Health systems see internal staffing agencies as path to solving labor challenges

Hospitals and health systems have navigated through various challenges throughout the pandemic, but staffing is expected to remain top of the agenda for hospital executives over the coming years.

Maintaining adequate staffing in key patient areas such as nursing, ancillary services and clinics continues to challenge hospitals and health systems that are seeing many healthcare workers exit the profession.

An October report from Definitive Healthcare found that 333,942 healthcare providers, including more than 117,000 physicians and 53,295 nurse practitioners dropped out of the workforce in 2021 due to retirement, burnout and other pandemic-related stressors. Furthermore, an American Association of Critical-Care Nurses survey in August found that 67 percent of nurses plan to exit their current role within three years, while 60 percent of nurses in a ConnectRN poll said that they don't believe their employers are doing enough to address ongoing shortages.

Staff shortages are projected to affect the healthcare sector for the foreseeable future, and many hospitals and health systems are looking at innovative ways to solve their respective labor and financial hurdles. One such idea that has grabbed headlines — prompted by staffing shortages and the high cost of travel nurse pay — is internal staffing agencies. 

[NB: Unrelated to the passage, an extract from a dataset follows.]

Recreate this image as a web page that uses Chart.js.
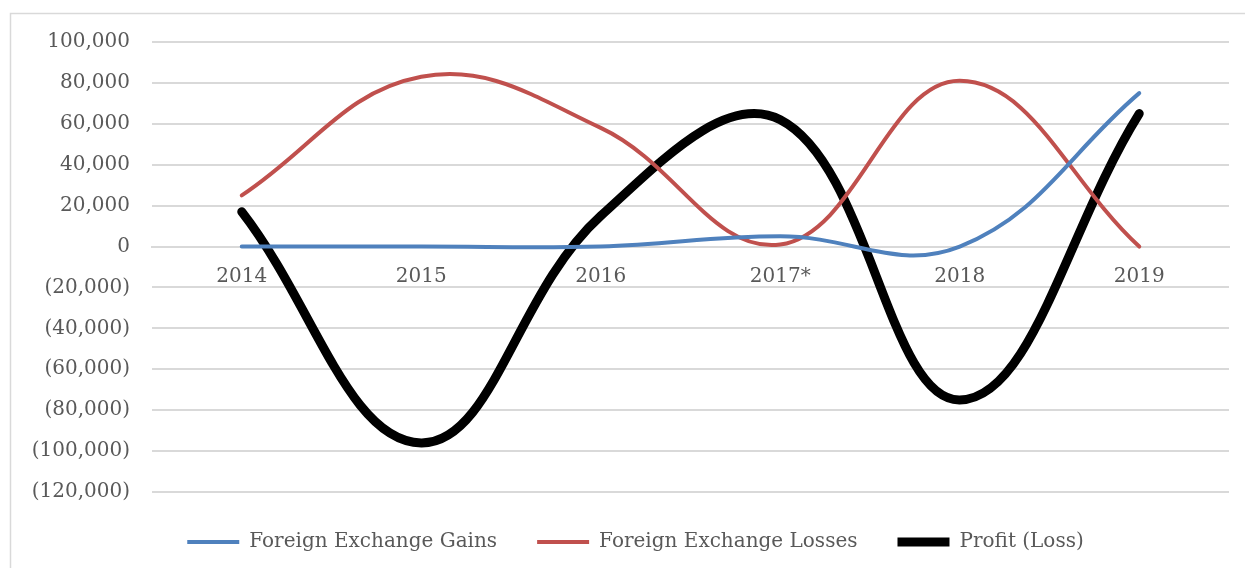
<!DOCTYPE html>
<html lang="en">
<head>
<meta charset="UTF-8">
<title>Foreign Exchange</title>
<script src="https://cdn.jsdelivr.net/npm/chart.js"></script>
<style>
    body { margin: 0; background: #fff; }
    canvas { display: block; }
</style>
</head>
<body>
<canvas id="myChart" width="1245" height="568"></canvas>
<script>
    // dados
    var anos = ['2014', '2015', '2016', '2017*', '2018', '2019'];
    var ganhos = [0, 0, 0, 5000, 0, 75000];
    var perdas = [25000, 83000, 58000, 1000, 81000, 0];
    var lucro = [17000, -96000, 15000, 62000, -75000, 65000];
    var yMin = -120000;
    var yMax = 100000;
    var yPasso = 20000;

    var fonte = { family: "'DejaVu Serif', serif", size: 20 };
    var corTexto = '#595959';

    // moldura cinza do grafico
    const moldura = {
        id: 'moldura',
        beforeDraw(chart) {
            const ctx = chart.ctx;
            ctx.save();
            ctx.strokeStyle = '#d9d9d9';
            ctx.lineWidth = 1.5;
            ctx.beginPath();
            ctx.moveTo(10.5, chart.height);
            ctx.lineTo(10.5, 13.5);
            ctx.lineTo(chart.width, 13.5);
            ctx.stroke();
            ctx.restore();
        },
        // legenda um pouco mais a direita, como no original
        afterLayout(chart) {
            chart.legend.left += 11;
            chart.legend.right += 11;
        }
    };

    function formatar(v) {
        var s = Math.abs(v).toLocaleString('en-US');
        return v < 0 ? '(' + s + ')' : s;
    }

    const config = {
        type: 'line',
        data: {
            labels: anos,
            datasets: [{
                label: 'Foreign Exchange Gains',
                data: ganhos,
                borderColor: '#4f81bd',
                backgroundColor: '#4f81bd',
                borderWidth: 4,
                tension: 0.4,
                pointRadius: 0,
                borderCapStyle: 'round'
            }, {
                label: 'Foreign Exchange Losses',
                data: perdas,
                borderColor: '#c0504d',
                backgroundColor: '#c0504d',
                borderWidth: 4,
                tension: 0.4,
                pointRadius: 0,
                borderCapStyle: 'round'
            }, {
                label: 'Profit (Loss)',
                data: lucro,
                borderColor: '#000000',
                backgroundColor: '#000000',
                borderWidth: 9,
                tension: 0.4,
                pointRadius: 0,
                borderCapStyle: 'round'
            }]
        },
        options: {
            responsive: false,
            animation: false,
            layout: { padding: { top: 42, right: 16, bottom: 6, left: 20 } },
            scales: {
                x: {
                    position: { y: 0 },
                    offset: true,
                    grid: { display: false },
                    border: { color: '#d9d9d9', width: 2 },
                    ticks: { color: corTexto, font: fonte, padding: 10, maxRotation: 0 }
                },
                y: {
                    min: yMin,
                    max: yMax,
                    afterFit: function (s) { s.width = 132; },
                    grid: { color: '#d9d9d9', lineWidth: 2, drawTicks: false },
                    border: { display: false },
                    ticks: {
                        stepSize: yPasso,
                        color: corTexto,
                        font: fonte,
                        padding: 22,
                        callback: function (v) { return formatar(v); }
                    }
                }
            },
            plugins: {
                legend: {
                    position: 'bottom',
                    labels: {
                        usePointStyle: true,
                        pointStyle: 'line',
                        pointStyleWidth: 52,
                        color: corTexto,
                        font: fonte,
                        padding: 40,
                        boxHeight: 8
                    }
                },
                tooltip: { enabled: false }
            }
        },
        plugins: [moldura]
    };

    let myChart = new Chart(document.getElementById('myChart'), config);
</script>
</body>
</html>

"Building out an internal [staffing program] makes sense on a number of different levels," Kuipe, CEO of Omaha, Neb.-based CHI Health, told Becker's in April. "We're planning on recruiting people from the outside, recruiting people from within, to join this workforce pool that can be allocated to wherever the highest needs in the division, in the system might be."

Livonia, Mich.-based Trinity Health, an 88-hospital system, launched its own internal staffing agency before the pandemic, according to CEO Mike Slubowski. The initiative helped Trinity deploy nurses and other clinical specialists to hospitals in need during the pandemic.

"We saw a huge opportunity to create our own staffing agency, which includes about 2,000 nurses, Mr. Slubowski told Becker's. "It was very helpful at points where we needed external support and it was a way to retain nurses who were going to leave because they were seeking more flexible arrangements."

Internal staffing agencies can save health systems money because they can avoid paying the fees that external agencies require, which skyrocketed during the pandemic. 

Mr. Slubowski highlighted Trinity's internal staffing agency as one of the key initiatives the health system is leaning on to improve its financial performance by $1.5 billion over the next 12 months.

Other health systems that have launched their own staffing agencies include Pittsburgh-based Allegheny Health Network, Philadelphia-based Jefferson Health, Atlanta-based Piedmont Healthcare and Detroit-based Henry Ford Health.

While the healthcare sector may never be temp-agency free, internal staffing agencies and flexible hospital work teams "are going to change the labor market," Claire Zangerle, DNP, RN, chief nursing executive at Allegheny Health Network, told Kaiser Health News.